AI Data Mining Makes BYOK Essential
Anthropic dropped a blog post yesterday accusing DeepSeek, Moonshot, and MiniMax of running what they called “industrial-scale” distillation campaigns against Claude. The numbers are staggering: 24,000 fake accounts, 16 million exchanges, with MiniMax alone responsible for 13 million of those. And they allegedly watched MiniMax redirect half its traffic to siphon capabilities from Claude’s newest model the moment it launched.
X immediately roasted them for it, because Reddit is currently suing Anthropic for scraping over 100,000 posts to train Claude. The irony writes itself. And somewhere between those two stories is a very loud case for BYOK.
Everybody is mining everybody
The specifics of who stole what from whom will keep getting updated. The pattern matters more: billion-dollar AI companies with world-class security teams cannot keep their own model outputs from being systematically harvested at industrial scale.
What Moonshot was actually after
Model distillation — using a big model’s outputs to train a smaller one — is a legitimate technique, widely used, not inherently shady. Anthropic distills its own models. And OpenAI does too. The issue is competitors doing it without permission, at massive scale, to shortcut years of research.
But what caught my eye was Moonshot’s 3.4 million exchanges specifically targeting agentic reasoning and tool use. They were not just copying Claude’s general intelligence. They were mining the specific capability that makes AI useful for real-world work: the ability to navigate interfaces, use tools, take actions. Browser agent stuff. The kind of functionality you rely on when you ask an AI to fill out a form or draft a response based on what’s on your screen.

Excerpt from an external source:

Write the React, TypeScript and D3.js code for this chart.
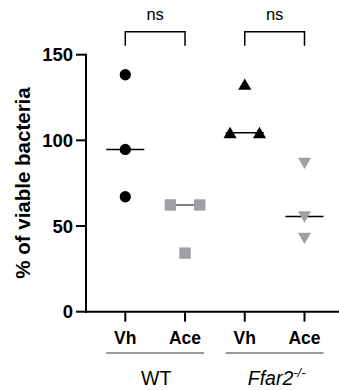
import React from "react";
import * as d3 from "d3";

const categories = ["WT Vh", "WT Ace", "Ffar2 Vh", "Ffar2 Ace"];
const tickLabels = ["Vh", "Ace", "Vh", "Ace"];
const wtVh = [138.3, 94.7, 67.1];
const wtAce = [62.3, 62.3, 34.2];
const ffarVh = [132.6, 104.4, 104.4];
const ffarAce = [86.8, 55.5, 43.0];
const jitterWtVh = [0, 0, 0];
const jitterWtAce = [-1, 1, 0];
const jitterFfarVh = [0, -1, 1];
const jitterFfarAce = [0, 0, 0];
const medians = [94.7, 62.3, 104.4, 55.5];
const yTicks = [0, 50, 100, 150];
const groups = [
  { name: "WT", first: 0, last: 1 },
  { name: "Ffar2", first: 2, last: 3 },
];
const comparisons = [
  [0, 1, "ns"],
  [2, 3, "ns"],
];

const W = 339;
const H = 390;
const FONT = "'Liberation Sans', Arial, Helvetica, sans-serif";

export default function App() {
  const y = d3.scaleLinear().domain([0, 150]).range([311.7, 54.7]);
  const x = d3.scalePoint<string>().domain(categories).range([125.3, 304.5]);
  const jit = d3.scaleLinear().domain([-1, 1]).range([-14.7, 14.7]);
  const axisX = 86;
  const y0 = y(0);

  const series = [
    { vals: wtVh, jit: jitterWtVh, shape: "circle", color: "#000", medColor: "#000" },
    { vals: wtAce, jit: jitterWtAce, shape: "square", color: "#a0a0a4", medColor: "#555" },
    { vals: ffarVh, jit: jitterFfarVh, shape: "triangle", color: "#000", medColor: "#000" },
    { vals: ffarAce, jit: jitterFfarAce, shape: "tridown", color: "#a0a0a4", medColor: "#000" },
  ];

  const sym = (shape: string) => {
    if (shape === "circle") return d3.symbol(d3.symbolCircle, 100)();
    if (shape === "square") return d3.symbol(d3.symbolSquare, 130)();
    return d3.symbol(d3.symbolTriangle, 75)();
  };

  return (
    <svg
      width={W}
      height={H}
      style={{ position: "absolute", left: 0, top: 0, background: "#fff" }}
      fontFamily={FONT}
    >
      {/* Y axis */}
      <line x1={axisX} x2={axisX} y1={y(150) - 1} y2={y0 + 1} stroke="#000" strokeWidth={2} />
      {yTicks.map((t) => (
        <g key={t}>
          <line x1={axisX - 10} x2={axisX} y1={y(t)} y2={y(t)} stroke="#000" strokeWidth={2} />
          <text
            x={axisX - 13}
            y={y(t)}
            dy="0.36em"
            textAnchor="end"
            fontWeight="bold"
            fontSize={18.5}
          >
            {t}
          </text>
        </g>
      ))}
      <text
        transform={`translate(30,183) rotate(-90)`}
        textAnchor="middle"
        fontWeight="bold"
        fontSize={20.5}
      >
        % of viable bacteria
      </text>

      {/* X axis */}
      <line x1={axisX - 1} x2={W} y1={y0} y2={y0} stroke="#000" strokeWidth={2} />
      {categories.map((c, i) => (
        <g key={c}>
          <line x1={x(c)} x2={x(c)} y1={y0} y2={y0 + 10} stroke="#000" strokeWidth={2} />
          <text x={x(c)} y={343.5} textAnchor="middle" fontWeight="bold" fontSize={17.5}>
            {tickLabels[i]}
          </text>
        </g>
      ))}

      {/* group lines */}
      {groups.map((g) => {
        const cx = ((x(categories[g.first]) as number) + (x(categories[g.last]) as number)) / 2;
        return (
          <g key={g.name}>
            <line x1={cx - 49} x2={cx + 49} y1={353} y2={353} stroke="#7a7a7a" strokeWidth={1.5} />
            {g.name === "WT" ? (
              <text x={cx + 1} y={384.5} textAnchor="middle" fontSize={19.5}>
                WT
              </text>
            ) : (
              <text x={cx + 2} y={384.5} textAnchor="middle" fontSize={19.5} fontStyle="italic">
                Ffar2
                <tspan fontSize={13} dy={-8}>
                  -/-
                </tspan>
              </text>
            )}
          </g>
        );
      })}

      {/* median lines */}
      {categories.map((c, i) => (
        <line
          key={"m" + c}
          x1={(x(c) as number) - 19}
          x2={(x(c) as number) + 19}
          y1={y(medians[i])}
          y2={y(medians[i])}
          stroke={series[i].medColor}
          strokeWidth={1.5}
        />
      ))}

      {/* points */}
      {series.map((s, i) =>
        s.vals.map((v, j) => {
          const cx = (x(categories[i]) as number) + jit(s.jit[j]);
          const cy = y(v);
          const rot = s.shape === "tridown" ? 180 : 0;
          const dyShift = s.shape === "triangle" ? 1.5 : s.shape === "tridown" ? -1.5 : 0;
          return (
            <path
              key={i + "-" + j}
              d={sym(s.shape) as string}
              transform={`translate(${cx},${cy + dyShift}) rotate(${rot})`}
              fill={s.color}
            />
          );
        })
      )}

      {/* significance brackets */}
      {comparisons.map(([a, b, label], k) => {
        const xa = x(categories[a as number]) as number;
        const xb = x(categories[b as number]) as number;
        return (
          <g key={"c" + k}>
            <path
              d={`M${xa},45.7 V31.7 H${xb} V45.7`}
              fill="none"
              stroke="#000"
              strokeWidth={1.5}
            />
            <text x={(xa + xb) / 2} y={20} textAnchor="middle" fontSize={16.5}>
              {label}
            </text>
          </g>
        );
      })}
    </svg>
  );
}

That capability is valuable enough that companies will build sprawling networks of fake accounts to steal it, which tells you something about both the value of the technology and the lengths organizations will go to when they want data that is not theirs. Or in this case, Claude’s data. But the principle extends to any data flowing through a centralized service.
Why BYOK stopped being optional
So when a SaaS tool asks you to pipe your emails, your client data, your HR forms through their servers to reach an LLM, maybe reconsider what Anthropic just proved is possible at scale. If the people who built the model can’t keep their own outputs from being systematically harvested, the idea that a random productivity app will protect your data better is, frankly, delusional.
And every AI tool that routes your work through a server creates a copy of that work somewhere you don’t control. Maybe the company is trustworthy. Maybe their security is excellent. But Anthropic’s security is excellent too, and they still got hit with 16 million extraction attempts that ran for months before being fully identified.
dassi works differently because the architecture is different. It lives in your browser’s side panel, sees the page you see, and sends requests directly to whatever LLM provider you choose using your own API key. There is no dassi server sitting in between, which means there is no dassi server to be scraped, hacked, subpoenaed, or mined by anyone.
And BYOK is not just a pricing model. After yesterday it looks more like the only defensible data architecture for AI tools that touch your actual work. When you bring your own key, the only copy of your data that exists is the one flowing between your browser and the LLM you explicitly chose. No middleman. No aggregation layer. No honeypot.
The hypocrisy angle strengthens the argument
People on X were quick to point out that Anthropic trained Claude on scraped web data, so crying about being scraped in return is rich. And sure, that’s a damn fair point. But the criticism makes the BYOK case stronger, not weaker. If every AI company is both scraper and scrapee, if the entire industry operates on a foundation of “we will take what we can access,” then the rational move is not to pick a side in that fight but to minimize how much of your data enters the arena at all.
You can’t stop Anthropic and DeepSeek from going at each other. But you can stop routing your draft emails and client proposals through infrastructure that becomes a target the moment it aggregates enough valuable data.
I keep a few API keys in my browser and none of them require me to trust a fourth company with my work. Given what Anthropic just revealed about the scale of data mining happening between the companies I do trust with my API calls, that feels like about the right level of paranoia.